Taking most of the headlines at the moment is the constant rise of commodities.
Paul White, consultant at Belgravia Insurance Consultants, explains the rise of commodities is now "pretty much unstoppable".
"While we recycle our glass, China is opening two coal-fired power stations a day."
He suggests a conservative five per cent of a portfolio should be made up of commodities.
However, Shane Smith, chief executive of investment information provider IIR Group, is a little more guarded.
"I would be surprised if oil achieves the $200 a barrel level suggested by Goldman Sachs," he says.
"Commodity prices could come down. Profit margins among any firms hit by commodity prices could well be squeezed."
Meanwhile, Tony Aherne, director at Moneyspider.com, an online fund rating and valuation service, is far more pessimistic.
"With commodities, we could be approaching another bubble. Rice prices have almost doubled in the last year but people are not eating more rice
"We have had a tech bubble, a property bubble, a credit bubble and now the commodities bubble could now burst," he explained.
However, he does tip agriculture.
"The price of agricultural land is going up with the price of food. Agricultural funds seem pretty good, Food processing firms are also worth looking at as more people turn to canned and frozen food over fresh."
Another effect of a slowing economy – which Mr Aherne predicts is heading to a downturn, not a recession - could lead investors is clothing.
Mr Aherne suggests firms in the middle market may have problems as budgets tighten.

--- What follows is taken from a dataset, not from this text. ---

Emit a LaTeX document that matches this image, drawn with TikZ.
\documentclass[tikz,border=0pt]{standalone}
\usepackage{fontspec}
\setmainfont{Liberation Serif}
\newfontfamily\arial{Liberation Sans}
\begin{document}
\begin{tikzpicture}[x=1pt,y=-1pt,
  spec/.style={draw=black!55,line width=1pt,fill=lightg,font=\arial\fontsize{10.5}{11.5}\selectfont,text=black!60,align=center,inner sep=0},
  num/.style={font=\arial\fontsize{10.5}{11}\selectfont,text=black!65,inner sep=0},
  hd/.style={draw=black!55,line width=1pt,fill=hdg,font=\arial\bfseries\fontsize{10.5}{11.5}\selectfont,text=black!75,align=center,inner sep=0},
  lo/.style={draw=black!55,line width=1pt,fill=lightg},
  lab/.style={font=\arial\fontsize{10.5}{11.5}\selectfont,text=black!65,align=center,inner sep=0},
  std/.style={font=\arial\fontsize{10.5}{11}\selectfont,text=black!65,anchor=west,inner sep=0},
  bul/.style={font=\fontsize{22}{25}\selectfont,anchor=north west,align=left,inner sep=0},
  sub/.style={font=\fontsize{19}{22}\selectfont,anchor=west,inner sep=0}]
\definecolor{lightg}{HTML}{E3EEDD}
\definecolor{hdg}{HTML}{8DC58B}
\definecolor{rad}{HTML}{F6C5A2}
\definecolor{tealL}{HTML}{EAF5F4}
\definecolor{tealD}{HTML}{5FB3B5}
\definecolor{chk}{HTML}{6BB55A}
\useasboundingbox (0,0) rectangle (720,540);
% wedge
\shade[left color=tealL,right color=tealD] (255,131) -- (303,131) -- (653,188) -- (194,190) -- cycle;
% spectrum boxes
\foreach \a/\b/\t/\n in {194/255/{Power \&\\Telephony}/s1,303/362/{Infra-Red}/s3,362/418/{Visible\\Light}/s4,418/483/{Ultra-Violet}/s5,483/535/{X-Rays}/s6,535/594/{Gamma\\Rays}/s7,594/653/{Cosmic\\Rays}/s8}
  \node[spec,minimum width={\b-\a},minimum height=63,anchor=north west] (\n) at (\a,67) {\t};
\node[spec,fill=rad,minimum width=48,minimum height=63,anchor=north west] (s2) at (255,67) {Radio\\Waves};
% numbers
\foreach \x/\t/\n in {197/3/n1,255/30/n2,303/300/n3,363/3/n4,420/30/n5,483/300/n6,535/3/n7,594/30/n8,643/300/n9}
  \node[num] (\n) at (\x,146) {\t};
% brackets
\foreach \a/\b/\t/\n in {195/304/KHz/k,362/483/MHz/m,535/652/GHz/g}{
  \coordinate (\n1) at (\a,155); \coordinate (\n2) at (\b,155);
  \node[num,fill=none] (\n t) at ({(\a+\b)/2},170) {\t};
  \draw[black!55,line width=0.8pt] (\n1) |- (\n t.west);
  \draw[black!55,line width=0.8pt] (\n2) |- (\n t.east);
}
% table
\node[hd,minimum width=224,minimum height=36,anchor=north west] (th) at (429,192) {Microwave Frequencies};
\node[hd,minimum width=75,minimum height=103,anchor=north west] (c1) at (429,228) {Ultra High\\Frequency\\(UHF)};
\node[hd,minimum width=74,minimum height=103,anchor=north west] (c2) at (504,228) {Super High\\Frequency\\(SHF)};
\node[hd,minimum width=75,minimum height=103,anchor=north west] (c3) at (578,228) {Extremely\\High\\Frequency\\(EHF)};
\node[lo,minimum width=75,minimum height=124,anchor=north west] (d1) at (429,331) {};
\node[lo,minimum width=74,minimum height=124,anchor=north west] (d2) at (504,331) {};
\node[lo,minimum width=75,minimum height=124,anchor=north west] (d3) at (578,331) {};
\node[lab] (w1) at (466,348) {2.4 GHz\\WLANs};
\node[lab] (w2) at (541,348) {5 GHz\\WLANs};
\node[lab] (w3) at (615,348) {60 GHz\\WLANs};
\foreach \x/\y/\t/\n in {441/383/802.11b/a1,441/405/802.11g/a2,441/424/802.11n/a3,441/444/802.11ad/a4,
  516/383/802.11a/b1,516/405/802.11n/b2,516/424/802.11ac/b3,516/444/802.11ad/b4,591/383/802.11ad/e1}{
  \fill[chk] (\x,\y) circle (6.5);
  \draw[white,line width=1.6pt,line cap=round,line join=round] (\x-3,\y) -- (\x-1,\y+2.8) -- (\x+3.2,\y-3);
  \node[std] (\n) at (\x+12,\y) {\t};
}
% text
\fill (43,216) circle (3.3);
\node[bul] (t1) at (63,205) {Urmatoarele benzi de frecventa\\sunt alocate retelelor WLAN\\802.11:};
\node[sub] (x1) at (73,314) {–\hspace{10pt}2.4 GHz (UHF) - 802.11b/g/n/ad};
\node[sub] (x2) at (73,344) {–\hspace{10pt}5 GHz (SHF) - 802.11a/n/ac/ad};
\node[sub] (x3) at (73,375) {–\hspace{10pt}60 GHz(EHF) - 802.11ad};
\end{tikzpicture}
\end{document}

"The mega-rich have plenty of dough and will keep shopping. But elsewhere people will drop down and start shopping more at the Primarks. They will drop from Gucci to Next."

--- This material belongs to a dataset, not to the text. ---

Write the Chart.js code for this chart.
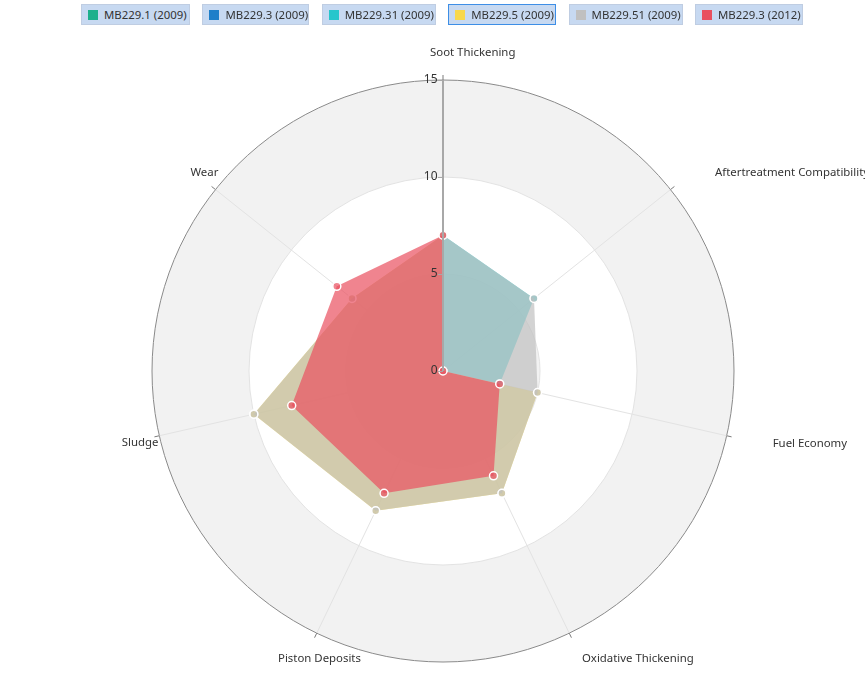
<!DOCTYPE html>
<html><head><meta charset="utf-8">
<script src="https://cdn.jsdelivr.net/npm/chart.js@4.4.1/dist/chart.umd.min.js"></script>
<style>
html,body{margin:0;padding:0;background:#fff;}
#wrap{position:relative;width:865px;height:697px;overflow:hidden;}
#legend{position:absolute;top:4px;left:81px;display:flex;gap:12.4px;font:11.4px "Segoe UI","Noto Sans",sans-serif;color:#333;}
.item{box-sizing:border-box;height:21px;display:flex;align-items:center;background:#c7d9f1;border:1px solid #bfcde2;padding:0 4px 0 6px;white-space:nowrap;overflow:hidden;}
.item.sel{border-color:#3d8ee6;}
.sw{width:10px;height:10px;margin-right:6px;flex:none;}
canvas{position:absolute;left:0;top:0;}
</style></head>
<body><div id="wrap"><canvas id="c" width="865" height="697"></canvas><div id="legend"></div></div>
<script>
const CATEGORIES = ['Soot Thickening','Aftertreatment Compatibility','Fuel Economy','Oxidative Thickening','Piston Deposits','Sludge','Wear'];
const SERIES_NAMES = ['MB229.1 (2009)','MB229.3 (2009)','MB229.31 (2009)','MB229.5 (2009)','MB229.51 (2009)','MB229.3 (2012)'];
const MB229_1_2009 = [];
const MB229_3_2009 = [];
const MB229_31_2009 = [7, 6, 3, 0, 0, 0, 0];
const MB229_5_2009 = [7, 0, 5, 7, 8, 10, 6];
const MB229_51_2009 = [7, 6, 5, 7, 8, 10, 6];
const MB229_3_2012 = [7, 0, 3, 6, 7, 8, 7];
const TICK_VALUES = [0, 5, 10, 15];

const SERIES_DATA = [MB229_1_2009, MB229_3_2009, MB229_31_2009, MB229_5_2009, MB229_51_2009, MB229_3_2012];
const SERIES_COLORS = ['#1db08c','#1f7fc9','#26c6cc','#f8d84a','#c0c0c0','#e9505f'];
const SERIES_ORDER = [5, 4, 3, 2, 1, 0];
const SELECTED_LEGEND = 3;
const LEGEND_WIDTHS = [109, 107, 114, 108, 114, 108];
const LABEL_OFFSETS = [[-13,-27],[44.5,-17],[46,8],[12.7,26],[-38.7,26],[-37.5,7],[-25,-16.6]];
const FONT = '"Segoe UI","Noto Sans",sans-serif';
const FONT_SIZE = 11.4;

function rgba(hex, a){
  const n = parseInt(hex.slice(1),16);
  return `rgba(${(n>>16)&255},${(n>>8)&255},${n&255},${a})`;
}

// HTML legend
const lg = document.getElementById('legend');
SERIES_NAMES.forEach((name,i)=>{
  const it = document.createElement('div');
  it.className = 'item' + (i===SELECTED_LEGEND?' sel':'');
  it.style.width = LEGEND_WIDTHS[i] + 'px';
  const sw = document.createElement('span');
  sw.className='sw'; sw.style.background = SERIES_COLORS[i];
  it.appendChild(sw);
  it.appendChild(document.createTextNode(name));
  lg.appendChild(it);
});

const bandsPlugin = {
  id:'bands',
  beforeDraw(chart){
    const s = chart.scales.r, ctx = chart.ctx;
    ctx.save();
    for(let i=TICK_VALUES.length-1;i>0;i--){
      const r = s.getDistanceFromCenterForValue(TICK_VALUES[i]);
      ctx.beginPath();
      ctx.arc(s.xCenter, s.yCenter, r, 0, Math.PI*2);
      ctx.fillStyle = (i%2===1) ? '#f2f2f2' : '#ffffff';
      ctx.fill();
    }
    ctx.restore();
  }
};

const overlayPlugin = {
  id:'overlay',
  afterDatasetsDraw(chart){
    const s = chart.scales.r, ctx = chart.ctx;
    const R = s.getDistanceFromCenterForValue(TICK_VALUES[TICK_VALUES.length-1]);
    const cx = s.xCenter, cy = s.yCenter;
    ctx.save();
    // outer tick marks
    ctx.strokeStyle = '#7a7a7a'; ctx.lineWidth = 1;
    CATEGORIES.forEach((c,i)=>{
      const p1 = s.getPointPosition(i, R), p2 = s.getPointPosition(i, R+5);
      ctx.beginPath(); ctx.moveTo(p1.x,p1.y); ctx.lineTo(p2.x,p2.y); ctx.stroke();
    });
    // value axis line
    const top = s.getPointPosition(0, R);
    ctx.strokeStyle = '#a8a8a8'; ctx.lineWidth = 2;
    ctx.beginPath(); ctx.moveTo(cx, cy); ctx.lineTo(top.x, top.y); ctx.stroke();
    // ticks + labels
    ctx.lineWidth = 1; ctx.strokeStyle = '#a8a8a8';
    ctx.fillStyle = '#333'; ctx.font = '12px ' + FONT;
    ctx.textAlign = 'right'; ctx.textBaseline = 'middle';
    TICK_VALUES.forEach(v=>{
      const p = s.getPointPosition(0, s.getDistanceFromCenterForValue(v));
      ctx.beginPath(); ctx.moveTo(p.x-5, p.y+0.5); ctx.lineTo(p.x, p.y+0.5); ctx.stroke();
      ctx.fillText(String(v), p.x-5.5, p.y);
    });
    // point labels
    ctx.font = FONT_SIZE + 'px ' + FONT;
    ctx.textAlign = 'left'; ctx.fillStyle = '#333';
    CATEGORIES.forEach((c,i)=>{
      const p = s.getPointPosition(i, R);
      ctx.fillText(c, p.x + LABEL_OFFSETS[i][0], p.y + LABEL_OFFSETS[i][1]);
    });
    ctx.restore();
  }
};

new Chart(document.getElementById('c'), {
  type:'radar',
  data:{
    labels: CATEGORIES,
    datasets: SERIES_NAMES.map((name,i)=>({
      label: name,
      data: SERIES_DATA[i],
      order: SERIES_ORDER[i],
      backgroundColor: rgba(SERIES_COLORS[i], 0.7),
      borderColor: rgba(SERIES_COLORS[i], 0.7),
      borderWidth: 0,
      fill: true,
      pointRadius: 4,
      pointBorderWidth: 1.5,
      pointBorderColor: '#ffffff',
      pointBackgroundColor: rgba(SERIES_COLORS[i], 0.7),
      pointHoverRadius: 4
    }))
  },
  options:{
    responsive:false,
    animation:false,
    events:[],
    layout:{padding:{top:80,bottom:35,left:152,right:131}},
    plugins:{legend:{display:false},tooltip:{enabled:false}},
    elements:{line:{tension:0}},
    scales:{
      r:{
        min: TICK_VALUES[0],
        max: TICK_VALUES[TICK_VALUES.length-1],
        ticks:{display:false, stepSize:5},
        pointLabels:{display:false},
        grid:{circular:true, color:(ctx)=> ctx.index===TICK_VALUES.length-1 ? '#8a8a8a' : '#e3e3e3', lineWidth:1},
        angleLines:{color:'#e3e3e3', lineWidth:1}
      }
    }
  },
  plugins:[bandsPlugin, overlayPlugin]
});
</script></body></html>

Turning to the slowdown in the US, Shane Smith, at IIR Group, warns investors not to try and second guess the bottom of the market.
He says: "It is always dangerous to try to call the bottom of a market … However, the consensus all have arrived at is the dollar is weak enough."

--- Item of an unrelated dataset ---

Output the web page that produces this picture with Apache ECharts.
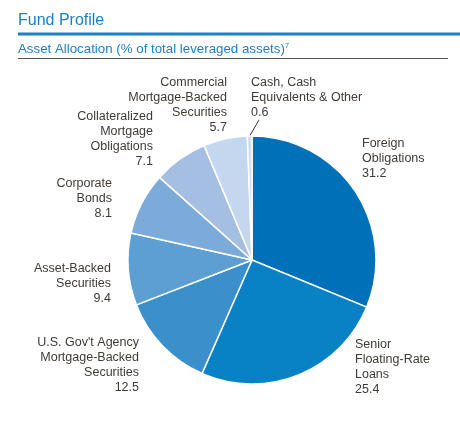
<!DOCTYPE html>
<html lang="en">
<head>
    <meta charset="UTF-8">
    <title>Fund Profile</title>
    <script src="https://cdn.jsdelivr.net/npm/echarts@6/dist/echarts.min.js"></script>
    <style>
        html, body { margin: 0; padding: 0; background: #fff; }
        #chart { width: 460px; height: 421px; }
    </style>
</head>
<body>
    <div id="chart"></div>
    <script>
        // asset allocation, % of total leveraged assets
        var categories = [
            'Foreign\nObligations',
            'Senior\nFloating-Rate\nLoans',
            'U.S. Gov\'t Agency\nMortgage-Backed\nSecurities',
            'Asset-Backed\nSecurities',
            'Corporate\nBonds',
            'Collateralized\nMortgage\nObligations',
            'Commercial\nMortgage-Backed\nSecurities',
            'Cash, Cash\nEquivalents & Other'
        ];
        var values = [31.2, 25.4, 12.5, 9.4, 8.1, 7.1, 5.7, 0.6];
        var colors = ['#0071b9', '#0881c5', '#3b90cc', '#5e9fd3', '#7dabd9', '#a4bfe1', '#c4d7ee', '#cfdcef'];

        // where each label sits (anchor x, top y, text align)
        var labelSpots = [
            [362, 136, 'left'],
            [355, 337, 'left'],
            [139, 335, 'right'],
            [111, 261, 'right'],
            [112, 176, 'right'],
            [153, 109, 'right'],
            [227, 75, 'right'],
            [251, 75, 'left']
        ];

        var textColor = '#403a35';
        var blue = '#1a7fc4';
        var font = 'Liberation Sans, Arial, sans-serif';

        var chart = echarts.init(document.getElementById('chart'));

        var pieData = categories.map(function (name, i) {
            return {
                name: name,
                value: values[i],
                itemStyle: { color: colors[i] },
                labelLine: { show: i === categories.length - 1 }
            };
        });

        chart.setOption({
            animation: false,
            title: [{
                text: 'Fund Profile',
                left: 18,
                top: 13,
                padding: 0,
                textStyle: { color: blue, fontSize: 16, fontWeight: 'normal', fontFamily: font }
            }, {
                text: '{m|Asset Allocation (% of total leveraged assets)}{s|7}',
                left: 18,
                top: 42,
                padding: 0,
                textStyle: {
                    fontWeight: 'normal',
                    rich: {
                        m: { color: blue, fontSize: 13.3, fontWeight: 'normal', lineHeight: 15, fontFamily: font },
                        s: { color: blue, fontSize: 8, fontWeight: 'normal', lineHeight: 15, verticalAlign: 'top', fontFamily: font }
                    }
                }
            }],
            graphic: [{
                type: 'line',
                shape: { x1: 18, y1: 34, x2: 460, y2: 34 },
                style: { stroke: '#1a82c8', lineWidth: 3 }
            }, {
                type: 'line',
                shape: { x1: 18, y1: 58.5, x2: 448, y2: 58.5 },
                style: { stroke: '#555', lineWidth: 1 }
            }],
            series: [{
                type: 'pie',
                center: [252, 260],
                radius: 124,
                startAngle: 90,
                clockwise: true,
                data: pieData,
                itemStyle: { borderColor: '#fff', borderWidth: 1.5 },
                label: {
                    show: true,
                    position: 'outside',
                    formatter: '{b}\n{c}',
                    color: textColor,
                    fontSize: 12.5,
                    lineHeight: 15,
                    fontFamily: font
                },
                labelLine: {
                    length: 8,
                    length2: 0,
                    lineStyle: { color: '#333', width: 1 }
                },
                labelLayout: function (params) {
                    var s = labelSpots[params.dataIndex];
                    var out = { x: s[0], y: s[1], align: s[2], verticalAlign: 'top' };
                    if (params.labelLinePoints) {
                        // short leader from slice edge to just under the label
                        var p0 = params.labelLinePoints[0];
                        out.labelLinePoints = [p0, [s[0] + 8, s[1] + 45]];
                    }
                    return out;
                },
                emphasis: { disabled: true }
            }]
        });
    </script>
</body>
</html>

Paul White at Belgravia suggests a new president may help to boost the US economy – whoever it is.
"We are looking into 2009 for the US to start picking up, but the new president could give the economy a bounce."
Another area garnering a lot of attention is banking. Camps are split over whether it is now undervalued.
"Banking – in the long-term – could offer growth. Financials look attractive as a part of a balanced portfolio," says Mr White.
However, Peter McGahan at Worldwide Financial Planning warns that, if high inflation means the Bank of England cannot cut interest rates, banks could be in trouble.
"People had thought the worst was over for banks but this week we have seen further right-downs and share issues. More bad news is yet to come.
"If interest rates cannot fall house prices could go through the floor and banks could be left with a fall in assets."
He warns there is a lot of noise on the markets, making it hard for investors to make a decision, but the volatility today, historically speaking, is not as great as many people make out
Overall, Nick McBreen at Worldwide Financial Planning urges people to be circumspect.
"Cycles come and go. Investors must be aware of the nature of the beast."
He advises those who have not reviewed their portfolios in a while to take at look at them and be prepared for some surprises.
He adds investors need to look at five-year plans – but in the short-term they need to check how exposed they are to the UK.
Mr Aherne at moneyspider proposes a rather surprising plan of action.
"At the moment, the Abbey no-notice internet account offers 6.5 per cent and it is a good financial organisation."
Amid the current turmoil, staying away until St Leger's may well be a good option.
"We are in for an interesting ride," Mr Aherne concludes.